In April 2010, Shadi Sadr, an Iranian feminist lawyer, made the most insightful statement any Iranian woman has ever made about male chauvinism and democracy.
“Democracy will begin the day that you, yes you gentlemen, learn, not just in front of the mirror, but also in public, instead of defending the rights of women as something external and abstract, speak of “your own” actual, inner and worldly experience as a “man” and draw criticism on the role you have had in the reproduction of existing discriminatory structures.”
Hossein Bagher Zadeh, a commentator who self-deludes himself that a man who is “for” women’s rights cannot possibly be chauvinistic, was wounded by Ms. Sadr’s insight. So, on May 2010, he published an ill-informed and superficial article against Shadi Sadr’s great article. He called her truthful statement “misandry” (fear and hatred of men) and refused to criticize his role “in the reproduction of the existing discriminatory structures”, such as the sexist division of labour at his own home.
There is absolutely no doubt in my mind that in Hossein’s traditional household, his wife is the one who has brought up their children while Hossein was busy studying and working outside the family residence. For the last several years, Hossein has also been busy writing many articles per month about issues that everybody already knows about, while his meals were, and still are, being prepared by his wife, his dishes washed, his laundry done, his residence swept and moped, and plenty of attention paid to him by the Mrs to make sure that he remains healthy. This is called the male-dominated division of labour in the private sphere of social life, the family.

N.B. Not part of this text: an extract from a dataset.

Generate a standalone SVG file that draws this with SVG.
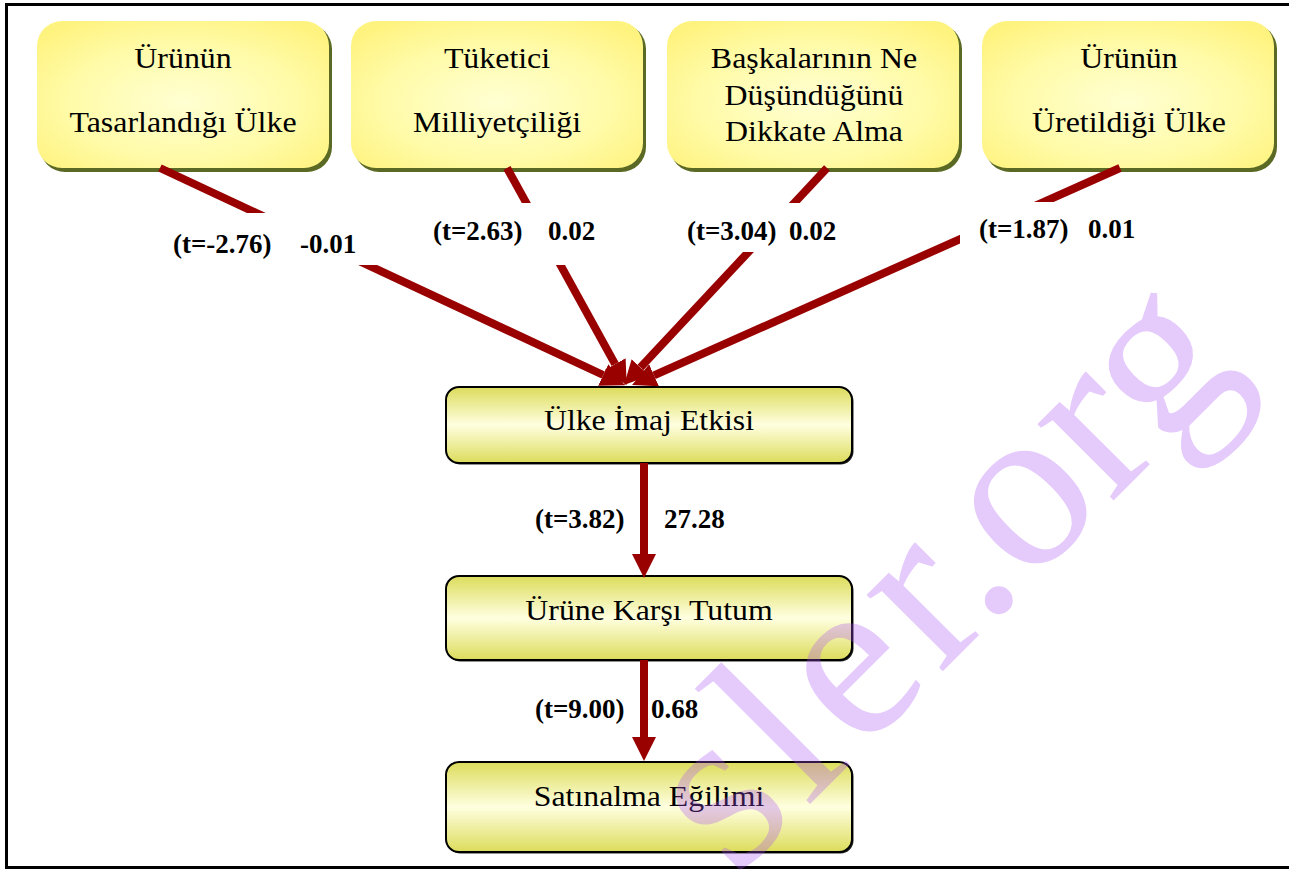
<svg xmlns="http://www.w3.org/2000/svg" width="1289" height="871" viewBox="0 0 1289 871">
<defs>
<radialGradient id="gTop" cx="50%" cy="55%" r="65%">
<stop offset="0" stop-color="#ffffd2"/>
<stop offset="0.6" stop-color="#fffba8"/>
<stop offset="1" stop-color="#fff380"/>
</radialGradient>
<linearGradient id="gMid" x1="0" y1="0" x2="0" y2="1">
<stop offset="0" stop-color="#dcdc5c"/>
<stop offset="0.5" stop-color="#ffffe0"/>
<stop offset="1" stop-color="#dcdc5c"/>
</linearGradient>
<marker id="ah" markerUnits="userSpaceOnUse" viewBox="0 0 24 24" refX="0" refY="12" markerWidth="24" markerHeight="24" orient="auto">
<path d="M0,0 L24,12 L0,24 z" fill="#990000"/>
</marker>
<style>
.frame{fill:none;stroke:#000;stroke-width:3}
.tshadow{fill:#5a6a25}
.tbox{fill:url(#gTop)}
.mshadow{fill:#222}
.mbox{fill:url(#gMid);stroke:#000;stroke-width:2}
.bt{font-family:"Liberation Serif","Times New Roman",serif;font-size:29px;fill:#000;text-anchor:middle}
.mt{font-family:"Liberation Serif","Times New Roman",serif;font-size:30px;fill:#000;text-anchor:middle}
.conn{stroke:#990000;stroke-width:8;fill:none;marker-end:url(#ah)}
.lbl{font-family:"Liberation Serif","Times New Roman",serif;font-size:27px;font-weight:bold;fill:#000}
.lblbg{fill:#fff}
.wm{font-family:"Liberation Serif","Times New Roman",serif;font-size:235px;fill:#aa50f5;fill-opacity:0.3}
</style>
</defs>
<rect width="1289" height="871" fill="#fff"/>
<path class="frame" d="M1290,4.5 H6.5 V867.5 H1290"/>

<g id="node-tasarlandigi">
<rect class="tshadow" x="40" y="24" width="292" height="148" rx="25"/>
<rect class="tbox" x="37" y="21" width="292" height="147" rx="25"/>
<g transform="translate(183,0) scale(1.1,1)">
<text class="bt" x="0" y="68">Ürünün</text>
<text class="bt" x="0" y="132">Tasarlandığı Ülke</text>
</g>
</g>
<g id="node-tuketici">
<rect class="tshadow" x="354" y="24" width="292" height="148" rx="25"/>
<rect class="tbox" x="351" y="21" width="292" height="147" rx="25"/>
<g transform="translate(497,0) scale(1.1,1)">
<text class="bt" x="0" y="68">Tüketici</text>
<text class="bt" x="0" y="132">Milliyetçiliği</text>
</g>
</g>
<g id="node-baskalari">
<rect class="tshadow" x="670" y="24" width="292" height="148" rx="25"/>
<rect class="tbox" x="667" y="21" width="292" height="147" rx="25"/>
<g transform="translate(814,0) scale(1.1,1)">
<text class="bt" x="0" y="68">Başkalarının Ne</text>
<text class="bt" x="0" y="105">Düşündüğünü</text>
<text class="bt" x="0" y="141">Dikkate Alma</text>
</g>
</g>
<g id="node-uretildigi">
<rect class="tshadow" x="985" y="24" width="292" height="148" rx="25"/>
<rect class="tbox" x="982" y="21" width="292" height="147" rx="25"/>
<g transform="translate(1129,0) scale(1.1,1)">
<text class="bt" x="0" y="68">Ürünün</text>
<text class="bt" x="0" y="132">Üretildiği Ülke</text>
</g>
</g>

<g id="node-ulke-imaj">
<rect class="mshadow" x="447.5" y="388.5" width="406" height="76" rx="13"/>
<rect class="mbox" x="446" y="387" width="406" height="76" rx="13"/>
<text class="mt" transform="translate(649,430) scale(1.06,1)">Ülke İmaj Etkisi</text>
</g>
<g id="node-urune-karsi">
<rect class="mshadow" x="447.5" y="577.5" width="406" height="84" rx="13"/>
<rect class="mbox" x="446" y="576" width="406" height="84" rx="13"/>
<text class="mt" transform="translate(649,620) scale(1.06,1)">Ürüne Karşı Tutum</text>
</g>
<g id="node-satinalma">
<rect class="mshadow" x="447.5" y="763.5" width="406" height="90" rx="13"/>
<rect class="mbox" x="446" y="762" width="406" height="90" rx="13"/>
<text class="mt" transform="translate(649,806) scale(1.06,1)">Satınalma Eğilimi</text>
</g>

<g id="connectors">
<path class="conn" d="M160,168 L603.2,375"/>
<path class="conn" d="M507,168 L615.1,364.1"/>
<path class="conn" d="M827,168 L640.4,367.5"/>
<path class="conn" d="M1120,168 L654,375.3"/>
<path class="conn" d="M644,463 L644,554"/>
<path class="conn" d="M644,660 L644,737"/>
</g>

<g id="labels">
<rect class="lblbg" x="160" y="213" width="222" height="52"/>
<text class="lbl" x="173" y="253">(t=-2.76)</text>
<text class="lbl" x="300" y="253">-0.01</text>
<rect class="lblbg" x="420" y="203" width="190" height="62"/>
<text class="lbl" x="433" y="240">(t=2.63)</text>
<text class="lbl" x="548" y="240">0.02</text>
<rect class="lblbg" x="675" y="203" width="170" height="49"/>
<text class="lbl" x="687" y="240">(t=3.04)</text>
<text class="lbl" x="789" y="240">0.02</text>
<rect class="lblbg" x="960" y="202" width="180" height="60"/>
<text class="lbl" x="979" y="238">(t=1.87)</text>
<text class="lbl" x="1088" y="238">0.01</text>
<text class="lbl" x="535" y="528">(t=3.82)</text>
<text class="lbl" x="664" y="528">27.28</text>
<text class="lbl" x="535" y="718">(t=9.00)</text>
<text class="lbl" x="651" y="718">0.68</text>
</g>

<text class="wm" transform="translate(735,879) rotate(-45)">s<tspan dx="10">l</tspan><tspan dx="10">e</tspan><tspan dx="8">r.org</tspan></text>
</svg>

Therefore, like the majority of Iranian men and men of the world, by practicing this division of labour, Hossein Bagher Zadeh has had a role “in the reproduction of existing discriminatory structures” as Shadi Sadr so eloquently put it. By attacking Ms. Sadr’s progressive opinion, by refusing to look at himself in the metaphoric mirror and acknowledge his sexist practices, and by trying to dominate and set limits to the members of the Iranian women’s rights movement, Hossein has proven sexist approach towards the Iranian women’s struggle and thus has lost all trust I could have had in him as a woman and a feminist.
Now, two years later, this same commentator who does not like the concept of change from within, is suggesting to the Iranians living outside of the country that it is time for the formation of an “Iranian exiled and immigrants Parliament”. A man of a frozen and unchanging mind who does not care about the change of mentalities (especially his) wishes to see the formation of an organization resembling all previous organizations Iranians have founded. Such organization will be a sexist, hierarchical and non-democratic one with empty slogans and pretentions about democracy. Its purpose, for Hossein, is to be a united front for 4-5 million Iranians outside Iran, to be an example of democratic process for Iranians inside the country and to “flare their fire of love for democracy!”
Unfortunately, Hossein either does not know or is forgetting that:
1) Iranians in Diaspora have multiple opinions and voices regarding the nature of the Islamic State of Iran and the way to change the present political system. They mostly live in democratic countries where they can express themselves against the Islamist rulers of Iran whenever and however they want. The great majority of Iranians in Diaspora does not wish to be represented by one single organization. Along with organized religions, most Iranians abroad have also lost faith in organized politics that is initiated by the older generation who helped bring the Islamists to power in the first place. We live in the times of Facebook, twitter and blog-spheres, and Iranians can easily and directly contact their compatriots inside the country and vice versa. An “Iranian exiled and immigrants Parliament” will be nothing but a meeting place for the old traditional Iranian men to exercise an imaginary power before their demise.
2) Iranians inside the country are the only ones who truly understand the country’s economic and socio-political realities. Many of them do know about democracy and freedoms, do wish to have them, or are already fighting for them. They do not need a bunch of condescending people with fossil minds who refuse to transform themselves from within and wish to control others, especially women and the extent of their feminist positions and demands, to become their beacon of hope! Most Iranians inside the country don’t even trust the Iranian expatriates, and for good reasons.
I believe that only the younger generation of the Iranians in Diaspora can be trusted with organizing a dynamic and progressive common front to support the Iranian people’s demands for secularism, democracy and freedoms. In addition, I suggest that anyone who wishes to “flare the fire of love for democracy” should pack up and go back to Iran and fight for democracy on the soil of the country. For those who are “known” by the ruling Islamists, there are so many ways of entering the country without a passport and disappearing within oppositional groups.